Once people do achieve success, Jarrett said, “they have a responsibility not just to succeed, but to reach back, and hold out a helping hand to those coming up after them,” like Angela Benton, one of the panel participants, who started a blog called Black Web 2.0 to connect and inform African-American digital professionals. She also co-founded NewMe Accelerator, a “greenhouse” for Black-owned technology startups.



“She saw problems in her community, and she used her talents as a businesswoman to fix them,” Jarrett said. “Angela is achieving her dreams – by helping others achieve theirs. And that’s why stories like hers inspire me. They motivate me. And they motivate President Obama, who understands how important strong women like all of you are to our country.”

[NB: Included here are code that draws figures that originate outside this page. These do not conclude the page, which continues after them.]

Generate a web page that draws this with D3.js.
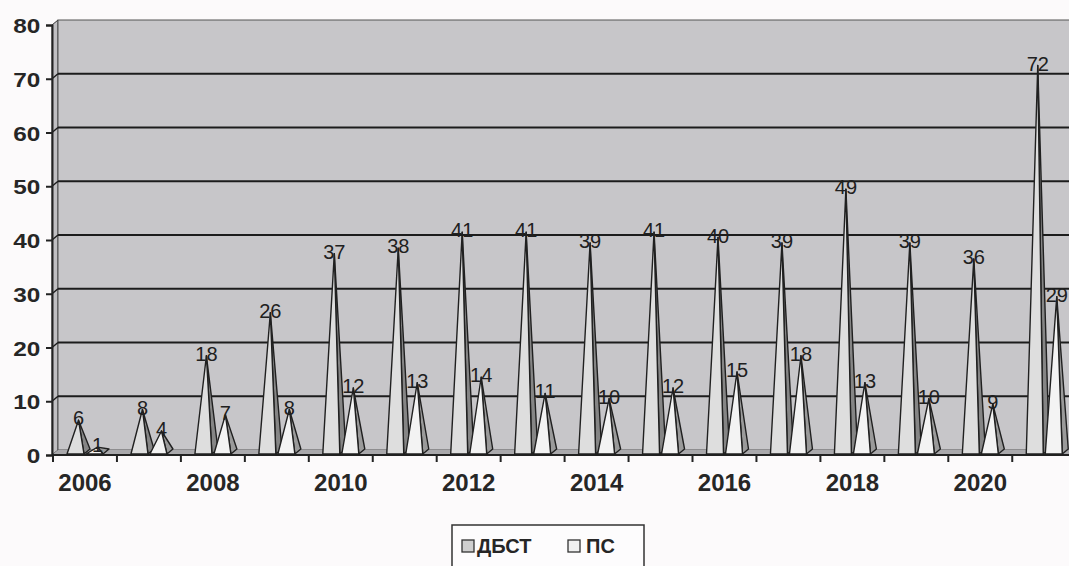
<!DOCTYPE html>
<html>
<head>
<meta charset="utf-8">
<script src="https://cdn.jsdelivr.net/npm/d3@7/dist/d3.min.js"></script>
<style>
  html, body { margin: 0; padding: 0; background: #fcfafb; }
  svg { display: block; }
</style>
</head>
<body>
<svg id="chart" width="1069" height="566"></svg>
<script>
const years = ["2006","2007","2008","2009","2010","2011","2012","2013","2014","2015","2016","2017","2018","2019","2020","2021"];
const seriesNames = ["ДБСТ", "ПС"];
const dbst = [6, 8, 18, 26, 37, 38, 41, 41, 39, 41, 40, 39, 49, 39, 36, 72];
const ps   = [1, 4, 7, 8, 12, 13, 14, 11, 10, 12, 15, 18, 13, 10, 9, 29];
const yTicks = [0, 10, 20, 30, 40, 50, 60, 70, 80];
const xLabels = ["2006","2008","2010","2012","2014","2016","2018","2020"];

const W = 1069, H = 566;
const svg = d3.select("#chart");
const DX = 6, DY = 5;           // 3D depth offset
const left = 52, bottom = 455;

const x = d3.scaleBand().domain(years).range([53, 53 + 16 * 63.95]).padding(0);
const xs = d3.scaleBand().domain(seriesNames).range([14, 50]).paddingInner(2 / 19);
const y = d3.scaleLinear().domain([0, 80]).range([bottom, 25]);

const colors = {
  "ДБСТ": { front: "#dedede", side: "#858585", swatch: "#cfcfcf" },
  "ПС":   { front: "#f3f3f3", side: "#9a9a9a", swatch: "#f0f0f0" }
};

// Walls
const wallColor = "#c7c6c9";
svg.append("polygon")
  .attr("points", [[left, bottom], [left, y(80)], [left + DX, y(80) - DY], [left + DX, bottom - DY]].join(" "))
  .attr("fill", "#c0bfc2").attr("stroke", "#333").attr("stroke-width", 1);
svg.append("rect")
  .attr("x", left + DX).attr("y", y(80) - DY)
  .attr("width", W - left - DX + 10).attr("height", bottom - DY - (y(80) - DY))
  .attr("fill", wallColor).attr("stroke", "#555").attr("stroke-width", 1);
// floor
svg.append("polygon")
  .attr("points", [[left, bottom], [left + DX, bottom - DY], [W + 10, bottom - DY], [W + 10, bottom]].join(" "))
  .attr("fill", "#a9a8ab");

// Gridlines on back wall + diagonal on side wall
const grid = svg.append("g");
yTicks.filter(v => v > 0 && v < 80).forEach(v => {
  grid.append("line")
    .attr("x1", left + DX).attr("x2", W + 5)
    .attr("y1", y(v) - DY).attr("y2", y(v) - DY)
    .attr("stroke", "#1c1c1c").attr("stroke-width", 2);
  grid.append("line")
    .attr("x1", left).attr("x2", left + DX)
    .attr("y1", y(v)).attr("y2", y(v) - DY)
    .attr("stroke", "#1c1c1c").attr("stroke-width", 1.5);
});

// Y axis
const yAxis = svg.append("g")
  .attr("transform", `translate(${left},0)`)
  .call(d3.axisLeft(y).tickValues(yTicks).tickSize(6).tickPadding(4).tickFormat(d3.format("d")));
yAxis.select(".domain").attr("stroke", "#222").attr("stroke-width", 2);
yAxis.selectAll(".tick line").attr("stroke", "#222").attr("stroke-width", 2);
yAxis.selectAll(".tick text")
  .attr("font-family", "'Liberation Sans', Arial, sans-serif")
  .attr("font-weight", "bold").attr("font-size", 21).attr("fill", "#262626")
  .attr("dy", "0.36em")
  .attr("transform", "scale(1.16,1)");

// X axis line + boundary ticks
svg.append("line")
  .attr("x1", left).attr("x2", W + 5).attr("y1", bottom).attr("y2", bottom)
  .attr("stroke", "#222").attr("stroke-width", 2);
const bounds = years.map(d => x(d)).concat([x(years[years.length - 1]) + x.bandwidth()]);
svg.append("g").selectAll("line").data(bounds).join("line")
  .attr("x1", d => d).attr("x2", d => d)
  .attr("y1", bottom).attr("y2", bottom + 7)
  .attr("stroke", "#222").attr("stroke-width", 2);

const xAxis = svg.append("g")
  .attr("transform", `translate(0,${bottom})`)
  .call(d3.axisBottom(x).tickValues(xLabels).tickSize(0).tickPadding(19));
xAxis.select(".domain").remove();
xAxis.selectAll(".tick text")
  .attr("font-family", "'Liberation Sans', Arial, sans-serif")
  .attr("font-weight", "bold").attr("font-size", 24).attr("fill", "#262626")
  .attr("dy", "0.71em");

// Pyramids
const rows = [];
years.forEach((yr, i) => {
  rows.push({ year: yr, series: "ДБСТ", value: dbst[i] });
  rows.push({ year: yr, series: "ПС", value: ps[i] });
});

const baseY = bottom - 1;
function geom(d) {
  const x1 = x(d.year) + xs(d.series);
  const x2 = x1 + xs.bandwidth();
  const ax = (x1 + x2) / 2 + DX / 2;
  const ay = y(d.value) - DY / 2;
  return { x1, x2, ax, ay };
}

const pyr = svg.append("g");
rows.forEach(d => {
  const g = geom(d);
  const c = colors[d.series];
  pyr.append("polygon")
    .attr("points", [[g.x2, baseY], [g.x2 + DX, baseY - DY], [g.ax, g.ay]].join(" "))
    .attr("fill", c.side).attr("stroke", "#202020").attr("stroke-width", 1.4).attr("stroke-linejoin", "round");
  pyr.append("polygon")
    .attr("points", [[g.x1, baseY], [g.x2, baseY], [g.ax, g.ay]].join(" "))
    .attr("fill", c.front).attr("stroke", "#202020").attr("stroke-width", 1.4).attr("stroke-linejoin", "round");
});

// Labels
svg.append("g").selectAll("text").data(rows).join("text")
  .attr("x", d => geom(d).ax)
  .attr("y", d => geom(d).ay + 5)
  .attr("text-anchor", "middle")
  .attr("font-family", "'Liberation Sans', Arial, sans-serif")
  .attr("font-size", 20).attr("fill", "#202020")
  .text(d => d.value);

// Legend
const lg = svg.append("g");
lg.append("rect").attr("x", 452).attr("y", 525).attr("width", 192).attr("height", 60)
  .attr("fill", "#fdfcfd").attr("stroke", "#333").attr("stroke-width", 1.5);
const legendItems = [
  { name: "ДБСТ", sx: 462, tx: 477 },
  { name: "ПС", sx: 568, tx: 586 }
];
legendItems.forEach(it => {
  lg.append("rect").attr("x", it.sx).attr("y", 540).attr("width", 12).attr("height", 12)
    .attr("fill", colors[it.name].swatch).attr("stroke", "#333").attr("stroke-width", 1.3);
  lg.append("text").attr("x", it.tx).attr("y", 553)
    .attr("font-family", "'Liberation Sans', Arial, sans-serif")
    .attr("font-weight", "bold").attr("font-size", 20).attr("fill", "#262626")
    .text(it.name);
});
</script>
</body>
</html>
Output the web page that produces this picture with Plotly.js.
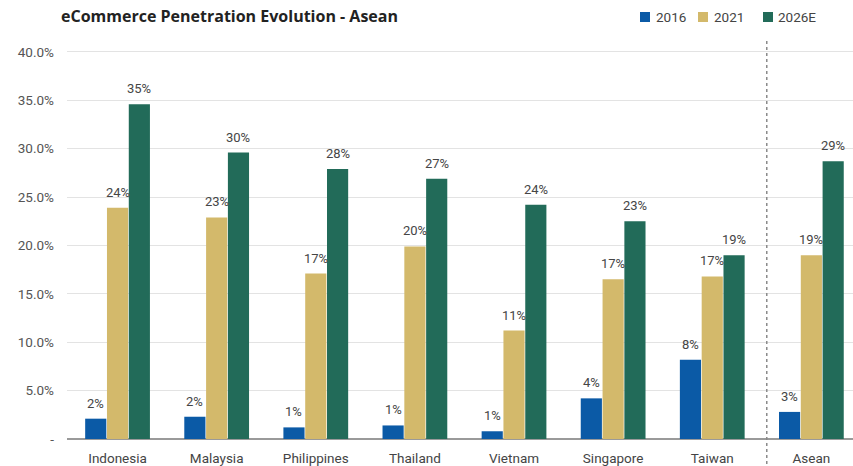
<!DOCTYPE html>
<html>
<head>
<meta charset="utf-8">
<script src="https://cdn.plot.ly/plotly-3.0.1.min.js"></script>
<style>
  html, body { margin: 0; padding: 0; background: #ffffff; }
  #chart { width: 853px; height: 466px; }
</style>
</head>
<body>
<div id="chart"></div>
<script>
// Markets shown along the x axis
const markets = ['Indonesia', 'Malaysia', 'Philippines', 'Thailand', 'Vietnam', 'Singapore', 'Taiwan', 'Asean'];

// eCommerce penetration, % of retail
const pen2016 = [2.1, 2.3, 1.2, 1.4, 0.8, 4.2, 8.2, 2.8];
const pen2021 = [23.9, 22.9, 17.1, 19.9, 11.2, 16.5, 16.8, 19.0];
const pen2026E = [34.6, 29.6, 27.9, 26.9, 24.2, 22.5, 19.0, 28.7];

const seriesNames = ['2016', '2021', '2026E'];

// Y axis ticks
const yTickVals = [0, 5, 10, 15, 20, 25, 30, 35, 40];
const yTickText = ['-', '5.0%', '10.0%', '15.0%', '20.0%', '25.0%', '30.0%', '35.0%', '40.0%'];

const colors = ['#0b5aa6', '#d3b96b', '#226b59'];
const series = [pen2016, pen2021, pen2026E];

// Figure geometry (px)
const W = 853, H = 466;
const M = { l: 67, r: 0, t: 50, b: 27 };
const plotW = W - M.l - M.r;
const plotH = H - M.t - M.b;
const xRange = [-0.51, 7.42];
const bargap = 0.34, bargroupgap = 0.03;

// pixel -> paper helpers for the hand-placed legend
const px2x = px => (px - M.l) / plotW;
const py2y = py => (H - M.b - py) / plotH;

const traces = series.map((vals, i) => ({
  type: 'bar',
  name: seriesNames[i],
  x: markets,
  y: vals,
  marker: { color: colors[i] },
  showlegend: false,
  hoverinfo: 'x+y'
}));

// Value labels above each bar, shifted to sit over its own bar in the group
const catPx = plotW / (xRange[1] - xRange[0]);
const slotPx = catPx * (1 - bargap) / series.length;
const annotations = [];
series.forEach((vals, i) => {
  const dx = (i - (series.length - 1) / 2) * slotPx;
  vals.forEach((v, j) => {
    annotations.push({
      x: markets[j], y: v, xref: 'x', yref: 'y',
      text: Math.round(v) + '%',
      showarrow: false,
      xanchor: 'center', yanchor: 'bottom',
      xshift: dx, yshift: 6,
      font: { family: 'Roboto, sans-serif', size: 13, color: '#454545' }
    });
  });
});

// Legend: small squares with labels, top right
const legendItems = [
  { sq: 640, tx: 654 },
  { sq: 698, tx: 712 },
  { sq: 763, tx: 776 }
];
const legendY = 17, sqSize = 10;
const shapes = [];
legendItems.forEach((it, i) => {
  shapes.push({
    type: 'rect', xref: 'paper', yref: 'paper',
    x0: px2x(it.sq), x1: px2x(it.sq + sqSize),
    y0: py2y(legendY + sqSize / 2), y1: py2y(legendY - sqSize / 2),
    fillcolor: colors[i], line: { width: 0 }
  });
  annotations.push({
    xref: 'paper', yref: 'paper',
    x: px2x(it.tx), y: py2y(legendY),
    xanchor: 'left', yanchor: 'middle',
    text: seriesNames[i], showarrow: false,
    font: { family: 'Roboto, sans-serif', size: 13.5, color: '#444' }
  });
});

// Dotted divider between single markets and the regional total
shapes.push({
  type: 'line',
  xref: 'x', yref: 'paper',
  x0: 6.55, x1: 6.55,
  y0: py2y(470), y1: py2y(40),
  line: { color: '#8a8a8a', width: 1.5, dash: 'dot' }
});

const layout = {
  width: W,
  height: H,
  margin: M,
  paper_bgcolor: '#ffffff',
  plot_bgcolor: '#ffffff',
  barmode: 'group',
  bargap: bargap,
  bargroupgap: bargroupgap,
  title: {
    text: '<b>eCommerce Penetration Evolution - Asean</b>',
    font: { family: 'Open Sans, sans-serif', size: 16, color: '#222' },
    x: 61 / W, xanchor: 'left', xref: 'container',
    y: 1 - 16 / H, yanchor: 'middle', yref: 'container'
  },
  showlegend: false,
  xaxis: {
    type: 'category',
    range: xRange,
    showgrid: false,
    showline: false,
    ticks: '',
    ticklabelstandoff: 9,
    tickfont: { family: 'Roboto, sans-serif', size: 13.5, color: '#444' },
    fixedrange: true
  },
  yaxis: {
    range: [0, 40.2],
    tickvals: yTickVals,
    ticktext: yTickText,
    showgrid: true,
    gridcolor: '#e3e3e3',
    gridwidth: 1,
    zeroline: true,
    zerolinecolor: '#9a9a9a',
    zerolinewidth: 1.5,
    showline: false,
    ticks: '',
    ticklabelstandoff: 12,
    tickfont: { family: 'Roboto, sans-serif', size: 13.5, color: '#555' },
    fixedrange: true
  },
  shapes: shapes,
  annotations: annotations
};

Plotly.newPlot('chart', traces, layout, { displayModeBar: false, staticPlot: true });
</script>
</body>
</html>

Jarrett also shared the story of Vera Moore, founder of a self-eponymous cosmetics company, whom she met during a White House Urban Economic Forum. Moore, who’d previously been an actress, recognized the difficulty many women of color had finding quality cosmetics, “especially foundation that didn’t rub off on your clothes.”


She started out selling her products in Black hair salons in New York, gradually expanding the business throughout the U.S. and in international markets.


“Certainly, no one could ever accuse her of setting her sights too low. As she put it, ‘our universal objective as black people should no longer be merely to aim, but to hit our target!’,” Jarrett said.